Yukarıda açıklanan nedenlerle, HMK’nın 353/1-a-6. maddesi gereği davalı vekilinin istinaf talebinin kabulü ile, mahkemece yukarıda açıklandığı üzere işlem yapılarak, sonucuna göre hüküm kurulması gerektiğinden yerel mahkeme kararının kaldırılmasına ve davanın yeniden görülmesi için dosyanın ilk derece mahkemesine gönderilmesine, kararın kaldırılma sebebine göre davalı vekili ve davacı vekilinin sair istinaf taleplerinin incelenmesine yer olmadığına karar verilmesi gerekmiştir.

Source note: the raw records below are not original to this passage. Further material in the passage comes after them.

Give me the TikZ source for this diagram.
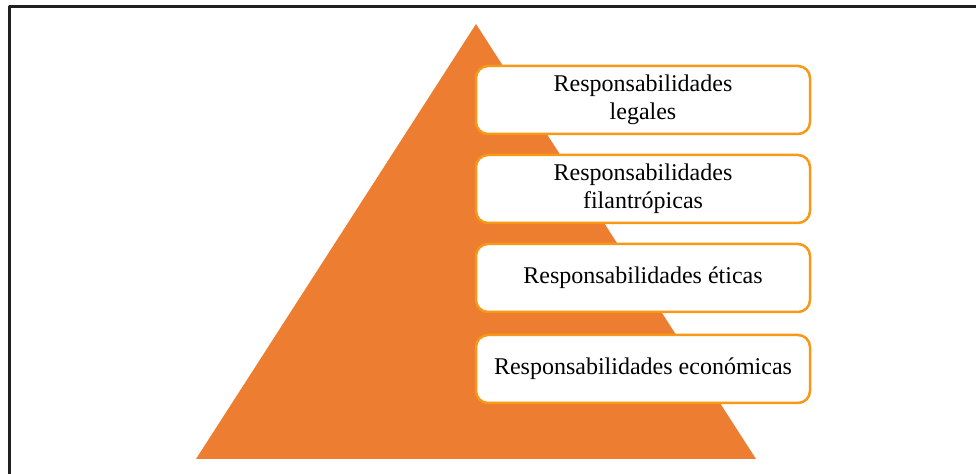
\documentclass[tikz,border=0pt]{standalone}
\usepackage{fontspec}
\setmainfont{Liberation Serif}
\definecolor{Pyr}{RGB}{237, 125, 49}
\definecolor{Bx}{RGB}{247, 152, 22}
\definecolor{Fr}{RGB}{35, 31, 32}

\begin{document}
\begin{tikzpicture}[x=0.5pt, y=-0.5pt, line join=round,
  respbox/.style={draw=Bx, line width=1.25pt, fill=white, rounded corners=6pt,
    minimum width=167pt, minimum height=34pt, inner sep=0pt, align=center,
    font=\fontsize{12}{14}\selectfont}]
  \useasboundingbox (0,0) rectangle (976,474);

  % frame
  \draw[Fr, line width=1.5pt] (9,474) -- (9,7) -- (976,7);

  % pyramid
  \fill[Pyr] (196,459) -- (756,459) -- (476,24) -- cycle;

  % Labels array
  \def\labels#1{\ifcase#1 Responsabilidades\\legales\or Responsabilidades\\filantrópicas\or Responsabilidades éticas\or Responsabilidades económicas\fi}

  % Heights array
  \def\ys#1{\ifcase#1 100\or 189\or 278\or 369\fi}

  \foreach \i in {0,...,3}{
    \pgfmathsetmacro{\yy}{\ys{\i}}
    \node[respbox] (resp\i) at (643,\yy) {\labels{\i}};
  }

\end{tikzpicture}
\end{document}
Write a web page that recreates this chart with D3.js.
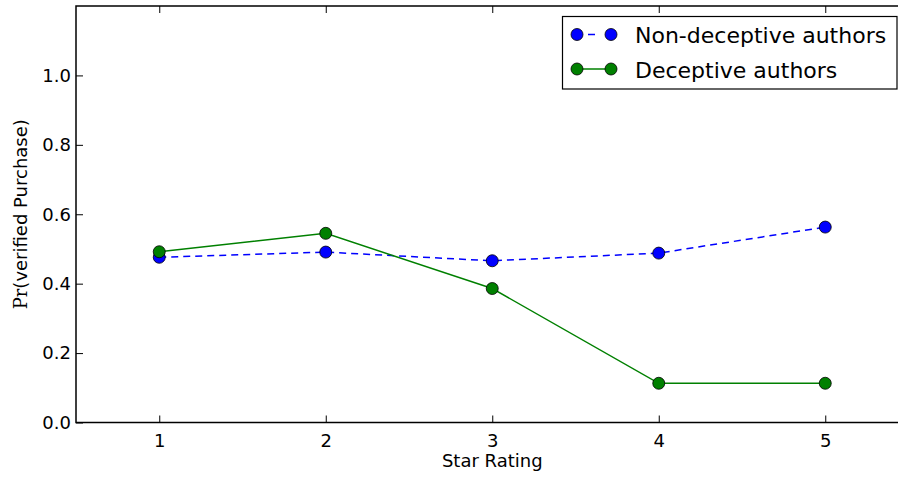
<!DOCTYPE html>
<html>
<head>
<meta charset="utf-8">
<script src="https://cdn.jsdelivr.net/npm/d3@7"></script>
<style>
  body { margin: 0; background: #fff; }
  svg { display: block; font-family: "DejaVu Sans", sans-serif; }
</style>
</head>
<body>
<svg id="chart" width="898" height="477"></svg>
<script>
// star ratings on the x axis
var ratings = [1, 2, 3, 4, 5];
// Pr(verified purchase) per rating
var nonDeceptive = [0.476, 0.491, 0.466, 0.488, 0.563];
var deceptive = [0.492, 0.545, 0.386, 0.113, 0.113];
var yTicks = [0.0, 0.2, 0.4, 0.6, 0.8, 1.0];
var seriesNames = ["Non-deceptive authors", "Deceptive authors"];

var svg = d3.select("#chart");

var pLeft = 76, pTop = 6, pRight = 908.5, pBottom = 422.5;
var x = d3.scaleLinear().domain([0.5, 5.5]).range([pLeft, pRight]);
var y = d3.scaleLinear().domain([0, 1.2]).range([pBottom, pTop]);

var tickLen = 7;

// axes: inward ticks on all sides (matplotlib classic)
var gx = svg.append("g").attr("transform", "translate(0," + pBottom + ")")
    .call(d3.axisBottom(x).tickValues(ratings).tickFormat(d3.format("d"))
        .tickSizeInner(-tickLen).tickSizeOuter(0).tickPadding(12));
var gxTop = svg.append("g").attr("transform", "translate(0," + pTop + ")")
    .call(d3.axisTop(x).tickValues(ratings).tickFormat("")
        .tickSizeInner(-tickLen).tickSizeOuter(0));
var gy = svg.append("g").attr("transform", "translate(" + pLeft + ",0)")
    .call(d3.axisLeft(y).tickValues(yTicks).tickFormat(d3.format(".1f"))
        .tickSizeInner(-tickLen).tickSizeOuter(0).tickPadding(5));
var gyRight = svg.append("g").attr("transform", "translate(" + pRight + ",0)")
    .call(d3.axisRight(y).tickValues(yTicks).tickFormat("")
        .tickSizeInner(-tickLen).tickSizeOuter(0));

[gx, gxTop, gy, gyRight].forEach(function (g) {
    g.attr("font-size", 18).attr("font-family", "DejaVu Sans");
    g.selectAll(".domain").remove();
    g.selectAll(".tick line").attr("stroke", "#000").attr("stroke-width", 1);
    g.selectAll("text").attr("fill", "#000");
});

// frame
svg.append("rect")
    .attr("x", pLeft).attr("y", pTop)
    .attr("width", pRight - pLeft).attr("height", pBottom - pTop)
    .attr("fill", "none").attr("stroke", "#000").attr("stroke-width", 1.5);

// axis labels
svg.append("text")
    .attr("x", (pLeft + pRight) / 2).attr("y", 467)
    .attr("text-anchor", "middle").attr("font-size", 18)
    .text("Star Rating");

var yl = svg.append("text")
    .attr("transform", "translate(27," + (pTop + pBottom) / 2 + ") rotate(-90)")
    .attr("text-anchor", "middle").attr("font-size", 18);
yl.append("tspan").attr("font-family", "DejaVu Serif").text("Pr");
yl.append("tspan").text("(verified Purchase)");

var series = [
    { name: seriesNames[0], values: nonDeceptive, color: "#0000ff", dash: "7,5" },
    { name: seriesNames[1], values: deceptive, color: "#008000", dash: null }
];

var line = d3.line()
    .x(function (d, i) { return x(ratings[i]); })
    .y(function (d) { return y(d); });

series.forEach(function (s) {
    svg.append("path")
        .attr("d", line(s.values))
        .attr("fill", "none")
        .attr("stroke", s.color)
        .attr("stroke-width", 1.5)
        .attr("stroke-dasharray", s.dash);
});

series.forEach(function (s) {
    svg.append("g").selectAll("circle")
        .data(s.values)
        .enter().append("circle")
        .attr("cx", function (d, i) { return x(ratings[i]); })
        .attr("cy", function (d) { return y(d); })
        .attr("r", 6)
        .attr("fill", s.color)
        .attr("stroke", "#000")
        .attr("stroke-width", 0.8);
});

// legend
var lg = svg.append("g");
lg.append("rect")
    .attr("x", 562.5).attr("y", 16.5)
    .attr("width", 334.5).attr("height", 72.5)
    .attr("fill", "#fff").attr("stroke", "#000").attr("stroke-width", 1.2);

var rowY = [34.5, 69];
series.forEach(function (s, i) {
    var ry = rowY[i];
    lg.append("line")
        .attr("x1", 577).attr("x2", 611)
        .attr("y1", ry).attr("y2", ry)
        .attr("stroke", s.color).attr("stroke-width", 1.5)
        .attr("stroke-dasharray", s.dash ? "0,11,7,20" : null);
    [577, 611].forEach(function (cx) {
        lg.append("circle")
            .attr("cx", cx).attr("cy", ry).attr("r", 6)
            .attr("fill", s.color).attr("stroke", "#000").attr("stroke-width", 0.8);
    });
    lg.append("text")
        .attr("x", 635).attr("y", ry + 8.5)
        .attr("font-size", 22)
        .text(s.name);
});
</script>
</body>
</html>
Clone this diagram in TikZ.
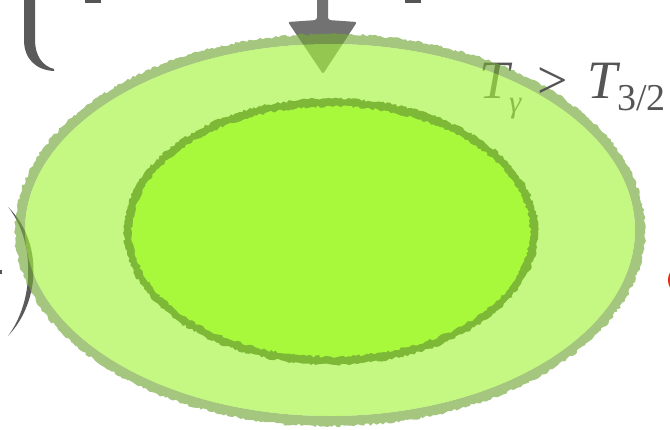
\documentclass[tikz,border=0pt]{standalone}
\usepackage{fontspec}
\setmainfont{Liberation Serif}
\usetikzlibrary{decorations.pathmorphing}
\definecolor{ofill}{RGB}{166,245,63}
\definecolor{ostroke}{RGB}{117,168,57}
\definecolor{ifill}{RGB}{168,248,60}
\definecolor{istroke}{RGB}{125,185,55}
\definecolor{arrowgray}{RGB}{114,114,114}
\definecolor{textgray}{RGB}{85,85,85}
\definecolor{brgray}{RGB}{90,90,90}
\definecolor{redmark}{RGB}{230,45,25}
\begin{document}
\begin{tikzpicture}[x=1pt,y=-1pt,
  txt/.style={inner sep=0pt, anchor=base west, text=textgray},
  rough/.style={decoration={random steps, segment length=2.5pt, amplitude=1.3pt}},
  overlay ring/.style={fill=ostroke, fill opacity=0.65, even odd rule},
  overlay fill/.style={fill=ofill, fill opacity=0.65}]
\pgfmathsetseed{7}
\useasboundingbox (0,0) rectangle (670,429);
% pieces that lie under the translucent outer ellipse
\fill[brgray] (24,-5) -- (24,40) .. controls (24,58) and (35,70) .. (54,71)
  -- (54,69) .. controls (42,66) and (35,55) .. (35,40) -- (35,-5) -- cycle;
\fill[brgray] (8,207) .. controls (42,240) and (42,300) .. (8,336)
  .. controls (35,300) and (35,240) .. (8,207) -- cycle;
\coordinate (arrowtop) at (322.5,-5);
\coordinate (arrowtip) at (323,74);
\fill[arrowgray, rounded corners=2pt] (317,-5) -- (317,20) -- (288,22)
  -- (arrowtip) -- (357,22) -- (328,20) -- (328,-5) -- cycle;
\node[txt] (tgam) at (479,98) {\fontsize{54}{54}\selectfont\itshape T};
\node[txt] (gam) at (509,112) {\fontsize{31}{31}\selectfont\itshape γ};
% fragments of cut-off text
\fill[textgray] (85,-3) rectangle (101,2.5);
\fill[textgray] (405,-3) rectangle (421,2.5);
\fill[textgray] (-2,270) rectangle (2,274);
\fill[redmark] (674,280) ellipse [x radius=6, y radius=10];
% outer ellipse
\coordinate (c) at (330,230);
\path[overlay ring, rough] decorate {(c) ellipse [x radius=315, y radius=196]}
  (c) ellipse [x radius=305, y radius=186];
\path[overlay fill] (c) ellipse [x radius=305, y radius=186];
% inner ellipse
\coordinate (ci) at (331,231.5);
\fill[istroke, rough, decorate] (ci) ellipse [x radius=207, y radius=133];
\fill[ifill, rough, decorate] (ci) ellipse [x radius=199, y radius=125];
% label on top
\node[txt] (gt) at (537,98) {\fontsize{54}{54}\selectfont >};
\node[txt] (t2) at (587,98) {\fontsize{54}{54}\selectfont\itshape T};
\node[txt] (sub) at (617,110) {\fontsize{38}{38}\selectfont 3/2};
\end{tikzpicture}
\end{document}
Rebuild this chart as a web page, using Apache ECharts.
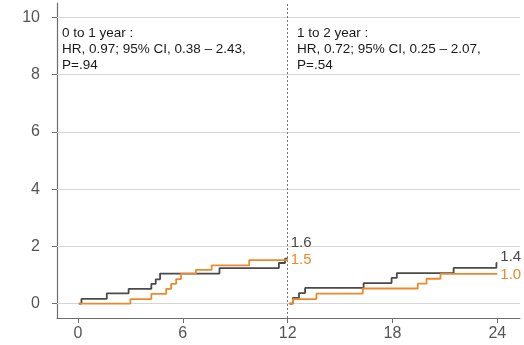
<!DOCTYPE html>
<html>
<head>
<meta charset="utf-8">
<script src="https://cdn.jsdelivr.net/npm/echarts@6/dist/echarts.min.js"></script>
<style>
html,body{margin:0;padding:0;background:#fff;}
#chart{width:524px;height:345px;}
</style>
</head>
<body>
<div id="chart"></div>
<script>
// ---- data ----
var yTicks = [0, 2, 4, 6, 8, 10];
var xTicks = [0, 6, 12, 18, 24];
var landmark = 12;

// 0 to 1 year (months / cumulative %)
var darkY1Times  = [0.05, 0.2, 1.65, 2.9, 4.2, 4.45, 4.7, 8.1, 11.5, 11.85, 12];
var darkY1Values = [0, 0.17, 0.36, 0.52, 0.69, 0.85, 1.05, 1.24, 1.42, 1.57, 1.57];
var orangeY1Times  = [0.05, 3.0, 4.2, 5.05, 5.33, 5.62, 5.9, 6.75, 7.65, 9.8, 12];
var orangeY1Values = [0, 0.16, 0.34, 0.52, 0.69, 0.86, 1.05, 1.18, 1.34, 1.52, 1.52];

// 1 to 2 year
var darkY2Times  = [12.1, 12.3, 12.65, 13.0, 16.35, 17.95, 18.25, 21.5, 23.95, 24];
var darkY2Values = [0, 0.2, 0.37, 0.55, 0.72, 0.9, 1.07, 1.25, 1.42, 1.42];
var orangeY2Times  = [12.1, 12.3, 13.65, 16.3, 19.45, 19.95, 20.75, 24];
var orangeY2Values = [0, 0.16, 0.35, 0.53, 0.7, 0.87, 1.04, 1.04];

var note1 = ['0 to 1 year :', 'HR, 0.97; 95% CI, 0.38 \u2013 2.43,', 'P=.94'];
var note2 = ['1 to 2 year :', 'HR, 0.72; 95% CI, 0.25 \u2013 2.07,', 'P=.54'];

// ---- build ----
function zip(t, v) { return t.map(function (x, i) { return [x, v[i]]; }); }

var DARK = '#4a4a4a';
var ORANGE = '#e98b2c';
var FONT = 'Liberation Sans, Arial, sans-serif';

function curve(data, color, labelOffset) {
  return {
    type: 'line',
    step: 'end',
    data: data,
    showSymbol: false,
    symbol: 'none',
    z: 5,
    lineStyle: { color: color, width: 1.8 },
    itemStyle: { color: color },
    silent: true,
    endLabel: {
      show: true,
      formatter: function (p) { return p.value[1].toFixed(1); },
      color: color,
      fontSize: 15,
      fontFamily: FONT,
      distance: 3,
      offset: labelOffset
    }
  };
}

var chart = echarts.init(document.getElementById('chart'), null, { renderer: 'canvas' });
chart.setOption({
  animation: false,
  backgroundColor: '#ffffff',
  grid: { left: 57, right: 4, top: 3, bottom: 27, containLabel: false },
  xAxis: {
    type: 'value',
    min: -1.2,
    max: 25.3,
    axisLine: { show: true, onZero: false, lineStyle: { color: '#6e6e6e', width: 1.2 } },
    axisTick: { show: true, length: 5, customValues: xTicks, lineStyle: { color: '#6e6e6e' } },
    axisLabel: { customValues: xTicks, margin: 8, fontSize: 16, color: '#555', fontFamily: FONT },
    splitLine: { show: false }
  },
  yAxis: {
    type: 'value',
    min: -0.5,
    max: 10.5,
    axisLine: { show: true, onZero: false, lineStyle: { color: '#6e6e6e', width: 1.2 } },
    axisTick: { show: true, length: 5, customValues: yTicks, lineStyle: { color: '#6e6e6e' } },
    axisLabel: { customValues: yTicks, margin: 17, fontSize: 16, color: '#555', fontFamily: FONT },
    splitLine: { show: false }
  },
  series: [
    {
      type: 'line',
      data: [],
      z: 1,
      silent: true,
      markLine: {
        silent: true,
        symbol: ['none', 'none'],
        label: { show: false },
        lineStyle: { color: '#d6d6d6', width: 1, type: 'solid' },
        data: yTicks.map(function (v) { return { yAxis: v }; })
      }
    },
    {
      type: 'line',
      data: [],
      z: 2,
      silent: true,
      markLine: {
        silent: true,
        symbol: ['none', 'none'],
        label: { show: false },
        lineStyle: { color: '#777', width: 1, type: [2, 2] },
        data: [{ xAxis: landmark }]
      }
    },
    curve(zip(darkY1Times, darkY1Values), DARK, [0, -16]),
    curve(zip(orangeY1Times, orangeY1Values), ORANGE, [0, 0]),
    curve(zip(darkY2Times, darkY2Values), DARK, [0, -6]),
    curve(zip(orangeY2Times, orangeY2Values), ORANGE, [0, 1])
  ],
  graphic: [
    {
      type: 'text', left: 62, top: 25, silent: true,
      style: { text: note1.join('\n'), fontSize: 13.5, lineHeight: 16, fill: '#1a1a1a', fontFamily: FONT }
    },
    {
      type: 'text', left: 297, top: 25, silent: true,
      style: { text: note2.join('\n'), fontSize: 13.5, lineHeight: 16, fill: '#1a1a1a', fontFamily: FONT }
    }
  ]
});
</script>
</body>
</html>
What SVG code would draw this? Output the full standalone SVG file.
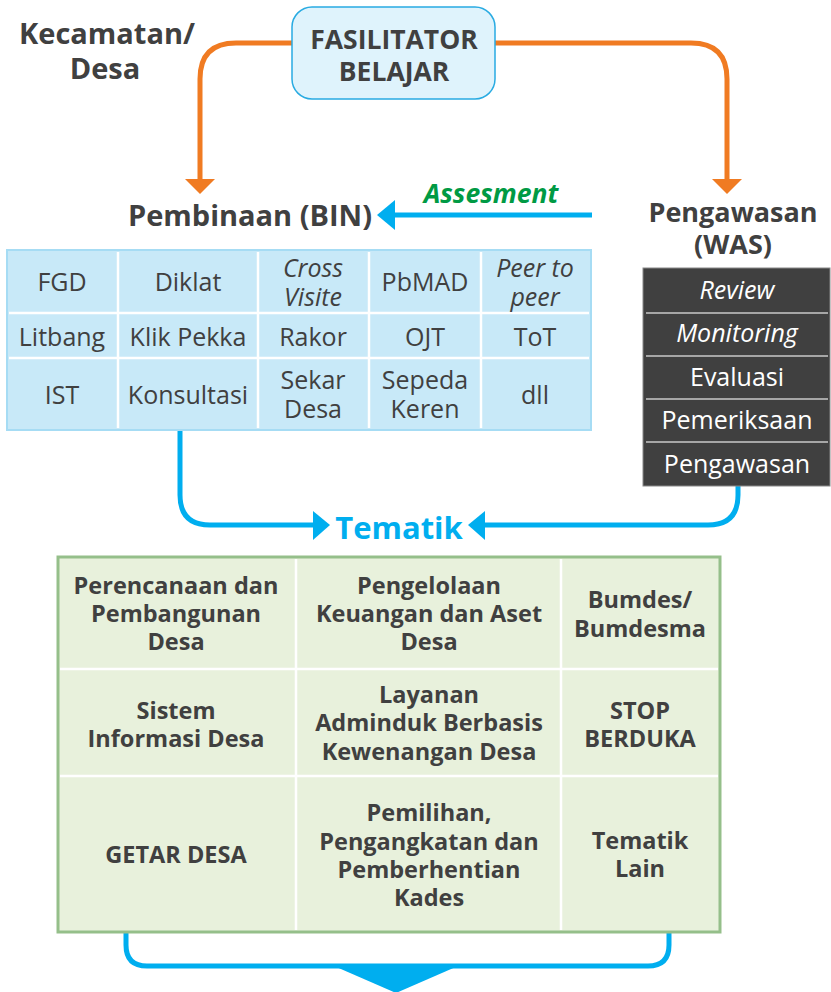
<svg xmlns="http://www.w3.org/2000/svg" width="831" height="992" viewBox="0 0 831 992">
<style>
text{font-family:"Open Sans","DejaVu Sans",sans-serif;fill:#404040;text-anchor:middle}
.b{font-weight:700}
.h{font-size:29px;font-weight:700}
.c{font-size:25px}
.i{font-style:italic}
.w{fill:#fff;font-size:25px}
.t{font-size:23.5px;font-weight:700}
.or{fill:none;stroke:#f07b22;stroke-width:5}
.bl{fill:none;stroke:#00aeef;stroke-width:5}
</style>
<rect width="831" height="992" fill="#fff"/>
<g id="connectors">
<path class="or" d="M292 43 H236 Q200 43 200 79 V182"/>
<polygon points="185,179 215,179 200,194" fill="#f07b22"/>
<path class="or" d="M495 43 H691 Q727 43 727 79 V182"/>
<polygon points="712,179 742,179 727,194" fill="#f07b22"/>
<path class="bl" d="M592 215 H390"/>
<polygon points="395,200 395,230 377,215" fill="#00aeef"/>
<path class="bl" d="M180 430 V495 Q180 525 210 525 H318"/>
<polygon points="313,511 313,540 330,525" fill="#00aeef"/>
<path class="bl" d="M738 486 V495 Q738 525 708 525 H480"/>
<polygon points="485,511 485,540 468,525" fill="#00aeef"/>
<path class="bl" d="M126 932 V945 Q126 966 147 966 H648 Q669 966 669 945 V932"/>
<polygon points="334,966 458,966 396,993" fill="#00aeef"/>
</g>
<g id="kecamatan">
<text class="h" x="107" y="44">Kecamatan/</text>
<text class="h" x="105" y="79">Desa</text>
</g>
<g id="fasilitator">
<rect x="292" y="7" width="203" height="92" rx="20" fill="#dff3fc" stroke="#29abe2" stroke-width="1.5"/>
<text class="b" style="font-size:26.5px" x="394" y="49">FASILITATOR</text>
<text class="b" style="font-size:26.5px" x="394" y="81">BELAJAR</text>
</g>
<g id="assesment">
<text class="b i" style="font-size:26.5px;fill:#009a44" x="491" y="203">Assesment</text>
</g>
<g id="bin">
<text class="h" x="250" y="226">Pembinaan (BIN)</text>
<rect x="7" y="250" width="584" height="180" fill="#c8e9f8" stroke="#a6dcf4" stroke-width="2"/>
<g stroke="#fff" stroke-width="2.5">
<line x1="118" y1="252" x2="118" y2="428"/>
<line x1="258" y1="252" x2="258" y2="428"/>
<line x1="369" y1="252" x2="369" y2="428"/>
<line x1="481" y1="252" x2="481" y2="428"/>
<line x1="9" y1="313" x2="589" y2="313"/>
<line x1="9" y1="358" x2="589" y2="358"/>
</g>
<text class="c" x="62" y="291">FGD</text>
<text class="c" x="188" y="291">Diklat</text>
<text class="c i" x="313" y="277">Cross</text>
<text class="c i" x="313" y="306">Visite</text>
<text class="c" x="425" y="291">PbMAD</text>
<text class="c i" x="535" y="277">Peer to</text>
<text class="c i" x="535" y="306">peer</text>
<text class="c" x="62" y="346">Litbang</text>
<text class="c" x="188" y="346">Klik Pekka</text>
<text class="c" x="313" y="346">Rakor</text>
<text class="c" x="425" y="346">OJT</text>
<text class="c" x="535" y="346">ToT</text>
<text class="c" x="62" y="404">IST</text>
<text class="c" x="188" y="404">Konsultasi</text>
<text class="c" x="313" y="389">Sekar</text>
<text class="c" x="313" y="418">Desa</text>
<text class="c" x="425" y="389">Sepeda</text>
<text class="c" x="425" y="418">Keren</text>
<text class="c" x="535" y="404">dll</text>
</g>
<g id="was">
<text class="h" style="font-size:27px" x="733" y="222">Pengawasan</text>
<text class="h" style="font-size:27px" x="733" y="254">(WAS)</text>
<rect x="643" y="268" width="187" height="218" fill="#404040" stroke="#888" stroke-width="1"/>
<g stroke="#c8c8c8" stroke-width="1.5">
<line x1="646" y1="313" x2="828" y2="313"/>
<line x1="646" y1="356" x2="828" y2="356"/>
<line x1="646" y1="399" x2="828" y2="399"/>
<line x1="646" y1="442" x2="828" y2="442"/>
</g>
<text class="w i" x="737" y="299">Review</text>
<text class="w i" x="737" y="342">Monitoring</text>
<text class="w" x="737" y="386">Evaluasi</text>
<text class="w" x="737" y="429">Pemeriksaan</text>
<text class="w" x="737" y="473">Pengawasan</text>
</g>
<g id="tematik-label">
<text class="b" style="font-size:31px;fill:#00aeef" x="399" y="539">Tematik</text>
</g>
<g id="tematik">
<rect x="58" y="557" width="662" height="375" fill="#e8f1dc" stroke="#95bf8a" stroke-width="3"/>
<g stroke="#fff" stroke-width="2.5">
<line x1="296" y1="559" x2="296" y2="930"/>
<line x1="561" y1="559" x2="561" y2="930"/>
<line x1="60" y1="669" x2="718" y2="669"/>
<line x1="60" y1="776" x2="718" y2="776"/>
</g>
<text class="t" x="176" y="594">Perencanaan dan</text>
<text class="t" x="176" y="622">Pembangunan</text>
<text class="t" x="176" y="650">Desa</text>
<text class="t" x="429" y="594">Pengelolaan</text>
<text class="t" x="429" y="622">Keuangan dan Aset</text>
<text class="t" x="429" y="650">Desa</text>
<text class="t" x="640" y="608">Bumdes/</text>
<text class="t" x="640" y="637">Bumdesma</text>
<text class="t" x="176" y="719">Sistem</text>
<text class="t" x="176" y="747">Informasi Desa</text>
<text class="t" x="429" y="703">Layanan</text>
<text class="t" x="429" y="731">Adminduk Berbasis</text>
<text class="t" x="429" y="760">Kewenangan Desa</text>
<text class="t" x="640" y="719">STOP</text>
<text class="t" x="640" y="747">BERDUKA</text>
<text class="t" x="176" y="863">GETAR DESA</text>
<text class="t" x="429" y="821">Pemilihan,</text>
<text class="t" x="429" y="850">Pengangkatan dan</text>
<text class="t" x="429" y="878">Pemberhentian</text>
<text class="t" x="429" y="906">Kades</text>
<text class="t" x="640" y="849">Tematik</text>
<text class="t" x="640" y="877">Lain</text>
</g>
</svg>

HÜKÜM : Gerekçesi yukarıda izah edildiği üzere;
1-Davalı vekilinin istinaf başvurusunun KABULÜ ile Ankara 6. Asliye Ticaret Mahkemesi tarafından verilen 24/06/2019 tarihli 2018/802 Esas 2019/521 Karar sayılı kararın, HMK’nın 353/1-a-6. maddesi gereğince KALDIRILMASINA,
Kararın kaldırılma sebebine göre, davacı vekilinin tüm, davalı vekilinin sair istinaf taleplerinin İNCELENMESİNE YER OLMADIĞINA,
2-Dosyanın, davanın yeniden görülmesi için mahkemesine GÖNDERİLMESİNE,
3-İstinaf eden davacı ve davalıdan alınan istinaf karar harcının istek halinde istinaf eden tarafa iadesine,
4-Ankara 18. İcra Müdürlüğü 2019/10947 Esas sayılı dosyasına depo edilen 200.000,00-TL bedelli teminat mektubunun yatırana iadesine
5-İstinaf yargılama giderlerinin ilk derece mahkemesinde değerlendirilmesine,
6-Karar tebliği, kesinleştirme, harç ve gider avansı iadesi işlemlerinin ilk derece mahkemesince yapılmasına,
Dair, dosya üzerinde yapılan inceleme sonunda, HMK.nın 353/1-a maddesi uyarınca KESİN olmak üzere 24/02/2022 tarihinde oy birliği ile karar verildi.

……….

* Bu belge, 5070 sayılı Kanun hükümleri gereğince elektronik imza ile imzalanmıştır.